Let’s be clear: This is a bad idea.

This means every teacher in every subject and grade must find a way to measure student growth.

Think about that.

Kindergarten teachers, art teachers, physical ed teachers—all must collect some sort of data both before and after instruction.

Pay-for-performance has become the education quick fix du jour. It seems to make sense: you should only be paying for “results.” But it presumes that teachers are solely responsible for how well a student does on a test, ignoring outside factors that affect performance.

Policymakers need to consider only one question: How will this affect children? The answer: The current models for pay-for-performance promise a horror of testing schedules, beginning in the earliest grades.

In the case of Virginia SOL tests, this would minimally mean beginning-of-the-year assessments in every subject tested, followed by the state measurement at the end—in addition to whatever else is devised. (I have already sat in on one meeting where the purchase of a new, expensive district-level test is already under consideration.)

Picture a child facing a battery of tests implemented at every turn throughout the days, weeks, and months of the school year. Start by imagining a five-year-old sitting still for one assessment after another.

Now imagine the listless, passive graduates who manage to survive such a mind-numbing 13 years in a test-driven system. Nearly every performance plan currently under consideration ensures that the grownups will be focused like a laser on how well the students test.

Please note: People’s livelihoods will depend on scores. If that is not a recipe for corruption, I don’t know what is.

Cheating scandals related to standardized tests have been reported across the country in recent years. And now there are suspicions of mass cheating on D.C. tests during the tenure of former chancellor Michelle Rhee, who is a leader in the pay for performance movement. An unusual level of erasures suggests the manipulation of student scores so that teachers would be assured of their promised performance pay.
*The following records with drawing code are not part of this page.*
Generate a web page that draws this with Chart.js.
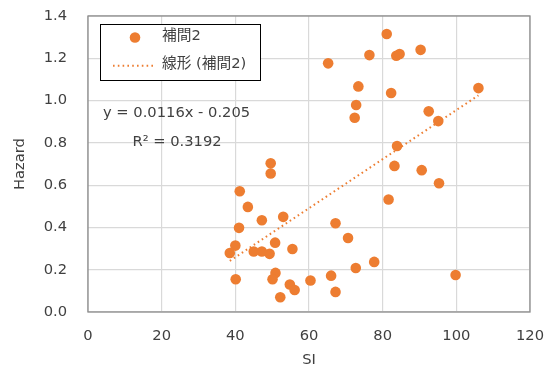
<!DOCTYPE html>
<html>
<head>
<meta charset="utf-8">
<script src="https://cdn.jsdelivr.net/npm/chart.js@4/dist/chart.umd.min.js"></script>
<style>
  html, body { margin: 0; padding: 0; background: #fff; }
  #wrap { width: 553px; height: 373px; }
</style>
</head>
<body>
<div id="wrap"><canvas id="c" width="553" height="373"></canvas></div>
<script>
// SI values and the matching Hazard values
const siValues = [65.2, 81.1, 76.4, 83.7, 84.6, 90.3, 73.4, 82.3, 72.8, 72.4,
                  106.0, 92.5, 95.1, 83.9, 83.2, 90.6, 95.3, 49.6, 49.6, 81.6,
                  53.0, 67.2, 70.6, 50.8, 55.5, 49.3, 77.7, 72.7, 50.9, 50.1,
                  60.4, 66.0, 99.8, 54.8, 56.1, 67.2, 52.2, 41.2, 43.4, 47.2,
                  41.0, 40.0, 38.5, 45.0, 47.2, 40.1];
const hazardValues = [1.176, 1.315, 1.215, 1.212, 1.220, 1.240, 1.067, 1.036, 0.979, 0.919,
                      1.059, 0.949, 0.903, 0.785, 0.691, 0.671, 0.609, 0.703, 0.655, 0.532,
                      0.450, 0.420, 0.350, 0.328, 0.298, 0.275, 0.237, 0.208, 0.185, 0.155,
                      0.149, 0.172, 0.175, 0.130, 0.104, 0.095, 0.070, 0.571, 0.497, 0.434,
                      0.398, 0.314, 0.279, 0.286, 0.286, 0.155];

// Linear trend line coefficients (as stated in the equation label)
const trendSlope = 0.0116;
const trendIntercept = -0.205;
const trendR2 = 0.3192;

const seriesName = '補間2';
const trendName = '線形 (補間2)';
const xTitle = 'SI';
const yTitle = 'Hazard';

const ORANGE = '#ED7D31';
const TEXT = '#404040';
const FONT = '"DejaVu Sans", "Noto Sans CJK JP", sans-serif';
const FS = 14.7;

// Plot-area box on the 553x373 canvas
const AREA = { left: 88, top: 16, right: 530, bottom: 312 };

const points = siValues.map((x, i) => ({ x: x, y: hazardValues[i] }));
const xMin = Math.min(...siValues), xMax = Math.max(...siValues);
const trendPoints = [xMin, xMax].map(x => ({ x: x, y: trendSlope * x + trendIntercept }));

const fmtSigned = v => (v < 0 ? ' - ' : ' + ') + Math.abs(v).toString();

// Plot frame, legend box and trend equation
const decorations = {
  id: 'decorations',
  afterDraw(chart) {
    const ctx = chart.ctx;
    const a = chart.chartArea;
    ctx.save();
    ctx.strokeStyle = '#8c8c8c';
    ctx.lineWidth = 1.3;
    ctx.strokeRect(a.left, a.top, a.right - a.left, a.bottom - a.top);

    // legend
    ctx.fillStyle = '#fff';
    ctx.fillRect(100.5, 24.5, 160, 56);
    ctx.strokeStyle = '#000';
    ctx.lineWidth = 1;
    ctx.strokeRect(100.5, 24.5, 160, 56);
    ctx.fillStyle = ORANGE;
    ctx.beginPath();
    ctx.arc(135, 37.5, 5.3, 0, Math.PI * 2);
    ctx.fill();
    ctx.strokeStyle = ORANGE;
    ctx.lineWidth = 2;
    ctx.setLineDash([1.6, 3.2]);
    ctx.beginPath();
    ctx.moveTo(113, 65.7);
    ctx.lineTo(156, 65.7);
    ctx.stroke();
    ctx.setLineDash([]);
    ctx.fillStyle = TEXT;
    ctx.font = FS + 'px ' + FONT;
    ctx.textBaseline = 'middle';
    ctx.textAlign = 'left';
    ctx.fillText(seriesName, 162, 36);
    ctx.fillText(trendName, 162, 64.5);

    // equation
    ctx.fillText('y = ' + trendSlope + 'x' + fmtSigned(trendIntercept), 103, 113.5);
    ctx.fillText('R² = ' + trendR2, 132.5, 142);
    ctx.restore();
  }
};

new Chart(document.getElementById('c'), {
  type: 'scatter',
  data: {
    datasets: [
      {
        label: seriesName,
        data: points,
        backgroundColor: ORANGE,
        borderColor: ORANGE,
        pointRadius: 5.3,
        pointBorderWidth: 0,
        order: 1
      },
      {
        label: trendName,
        type: 'line',
        data: trendPoints,
        borderColor: ORANGE,
        borderWidth: 2,
        borderDash: [1.6, 3.2],
        pointRadius: 0,
        fill: false,
        order: 2
      }
    ]
  },
  options: {
    responsive: false,
    maintainAspectRatio: false,
    animation: false,
    events: [],
    layout: { padding: { top: AREA.top, right: 553 - AREA.right, left: 0, bottom: 0 } },
    plugins: { legend: { display: false }, tooltip: { enabled: false } },
    scales: {
      x: {
        type: 'linear',
        min: 0, max: 120,
        ticks: { stepSize: 20, color: TEXT, font: { family: FONT, size: FS }, padding: 15 },
        grid: { color: '#d9d9d9', lineWidth: 1.2, drawTicks: false },
        border: { display: false },
        title: { display: true, text: xTitle, color: TEXT, font: { family: FONT, size: FS }, padding: { top: 14 } },
        afterFit(s) { s.height = 373 - AREA.bottom; s.paddingLeft = 0; s.paddingRight = 0; }
      },
      y: {
        type: 'linear',
        min: 0, max: 1.4,
        ticks: { stepSize: 0.2, color: TEXT, font: { family: FONT, size: FS }, padding: 21,
                 callback: v => Number(v).toFixed(1) },
        grid: { color: '#d9d9d9', lineWidth: 1.2, drawTicks: false },
        border: { display: false },
        title: { display: true, text: yTitle, color: TEXT, font: { family: FONT, size: FS }, padding: { top: 11, bottom: 4 } },
        afterFit(s) { s.width = AREA.left; s.paddingTop = 0; s.paddingBottom = 0; }
      }
    }
  },
  plugins: [decorations]
});
</script>
</body>
</html>
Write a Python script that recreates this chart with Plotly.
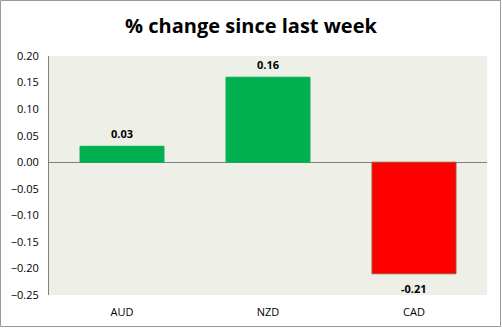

In Charlotte-Mecklenburg, N.C., the school system recently field-tested 52 (52!) new standardized tests including four each in kindergarten and first grade. That’s four tests taken by every 5 year and old and 6 year old. Students lost an entire week of instruction to testing. Now multiply that. To see if Teacher A is effective then you must test Teacher A’s children at least twice (times four): once before instruction and again after. There is only so much time available with children. How do you think the grown-ups will be spending that time?

In addition, who creates, scores, and maintains these tests? This promises to divert taxpayer dollars from the classroom to the testing companies. Handing public dollars over to private testing enterprises is outsourcing the intellectual work teachers train to do: evaluate students. It is a waste we cannot afford and promises further dumbing-down of our nation’s classrooms.

Don’t buy the “common-sense” pay-for-performance rationale. This sleight of hand shifts funding away from children. Only grownups, primarily those not working directly with children, will benefit. Corporate profiteers will dive ever deeper into taxpayer pockets. And most important, there will be a fundamental and detrimental alteration of the relationship between children and their adult mentors.